Я читала «Детей Арбата» Рыбакова, и когда коллега сказала мне: «Мы на Арбате», — передо мной была не обычная улица. Я оказалась в пешей зоне одной из старейших московских улиц. По центру был ряд лавок, в каждой из них художники предлагали множество картин. У стен была масса гитаристов, музыкантов и певцов. А между всем этим — толпы спешащих москвичей и туристов, таких как мы. Я останавливалась и впитывала красоту девичьих лиц на полотнах, этот запах, эту атмосферу искусства. Я могла бы ходить тут целый день и все это время я бы пила по глотку здешнюю природу, цветы, портреты.
В конце улицы меня ждал сюрприз — дом Пушкина. Дом номер 53. Не веря глазам, я остолбенела и смотрела в окна. Когда я повернулась, подруга показала мне пальцем на что-то напротив. Я тут же его узнала. Он стоял там со своей женой. На постаменте. Поэт уникального интеллекта с женой-красавицей, чья красота не давала придворным мужчинам спать. Даже царь Николай испытывал к ней слабость. Мое сердце едва не останавливалось от восторга, что я вижу гения. Что я так близко к нему, что я знаю все его произведения, что я еще могу прочитать наизусть «Онегина». Я также посмотрела на нее. Она была его мечтой, но ему пришлось за это заплатить.

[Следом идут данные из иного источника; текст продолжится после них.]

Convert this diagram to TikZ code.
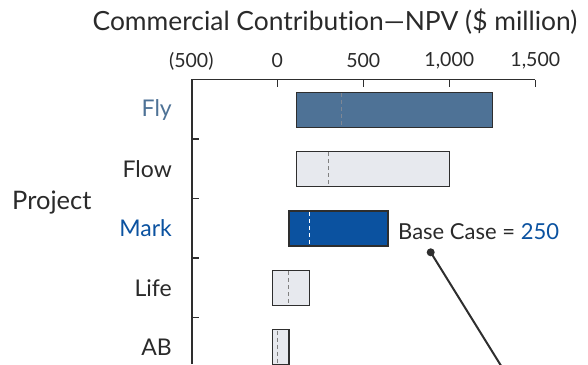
\documentclass[tikz,border=0pt]{standalone}
\usepackage{fontspec}
\setmainfont{Lato}[Ligatures={TeX,NoCommon}]
\usetikzlibrary{calc}
\definecolor{FlyClr}{HTML}{4E7296}
\definecolor{MarkClr}{HTML}{0B52A0}
\definecolor{PaleClr}{HTML}{E7E9EE}
\definecolor{EdgeClr}{HTML}{2E2E2E}
\definecolor{TextClr}{HTML}{2A2A2A}
\definecolor{DashClr}{HTML}{7D8795}

\begin{document}
\begin{tikzpicture}[x=1pt,y=-1pt,
  axisline/.style={line width=1.2pt,color=EdgeClr},
  barbox/.style={draw=EdgeClr,line width=1.2pt},
  midline/.style={line width=1pt,dash pattern=on 4pt off 3pt},
  ticklbl/.style={font=\fontsize{19.5}{19.5}\selectfont,text=TextClr,inner sep=0pt},
  projlbl/.style={font=\fontsize{23}{23}\selectfont,anchor=east,inner sep=0pt}]
\clip (0,0) rectangle (588,364);

% title
\node[font=\fontsize{26.4}{26.4}\selectfont,text=TextClr,inner sep=0pt] (title) at (335,22)
  {Commercial Contribution---NPV (\$ million)};
\node[font=\fontsize{25.5}{25.5}\selectfont,text=TextClr,inner sep=0pt,anchor=west] (project) at (12,203) {Project};

% axes
\draw[axisline] (192,364) -- (192,79.5) -- (535,79.5);
\foreach \v/\lbl in {-500/(500),0/0,500/500,1000/{1,000},1500/{1,500}}{
  \draw[axisline] (277.3+0.172*\v,79.5) -- ++(0,7.5);
  \node[ticklbl] (tick\v) at (277.3+0.172*\v,61) {\lbl};
}
\foreach \y in {139,198.5,258,317.5}
  \draw[axisline] (192,\y) -- ++(7,0);

% bars: name/row/low/high/base/fill/dash/label colour
\foreach \nm/\r/\lo/\hi/\bs/\fc/\dc/\tc in {
    Fly/0/113/1250/374/FlyClr/DashClr/FlyClr,
    Flow/1/113/1000/298/PaleClr/gray/TextClr,
    Mark/2/68/643/186/MarkClr/white/MarkClr,
    Life/3/-29/189/66/PaleClr/gray/TextClr,
    AB/4/-29/68/4/PaleClr/gray/TextClr}{
  \draw[barbox,fill=\fc] (277.3+0.172*\lo,92.2+59.4*\r) rectangle (277.3+0.172*\hi,127.2+59.4*\r);
  \draw[midline,draw=\dc] (277.3+0.172*\bs,93+59.4*\r) -- (277.3+0.172*\bs,126.4+59.4*\r);
  \node[projlbl,text=\tc] (lbl\nm) at (172,109.7+59.4*\r) {\nm};
}

% base case callout
\node[font=\fontsize{22}{22}\selectfont,text=TextClr,anchor=west,inner sep=0pt] (base) at (398,232)
  {Base Case = \textcolor{MarkClr}{250}};
\fill[EdgeClr] (430.7,252.3) circle (4pt) coordinate (dot);
\coordinate (far) at ($(dot)+(93,150)$);
\draw[line width=2pt,EdgeClr] (dot) -- (far);
\end{tikzpicture}
\end{document}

Он происходил из древнего дворянского рода, имел образованных родителей и не мог отвергнуть предложение царя стать камер-юнкером. Жизнь при царском дворе ему не понравилась, зато его жена была в восторге. Царь Николай терпел Пушкина при дворе только из-за его жены. У поэта случались постоянные неприятности с цензурой и тайной полицией. Его друзья, вероятно, завидовали его браку, но, главное, они завидовали его таланту. Они договорились, и один из них как будто бы влюбился в его жену, чтобы принудить Пушкина к поединку. Он был для него последним.
Я посмотрела в глаза его жене и полушепотом спросила: «Как ты могла допустить, что из-за тебя умер такой гений».
А потом я про себя повторяла письмо Татьяны Онегину: «Я к вам пишу, чего же боле, что я могу еще сказать…».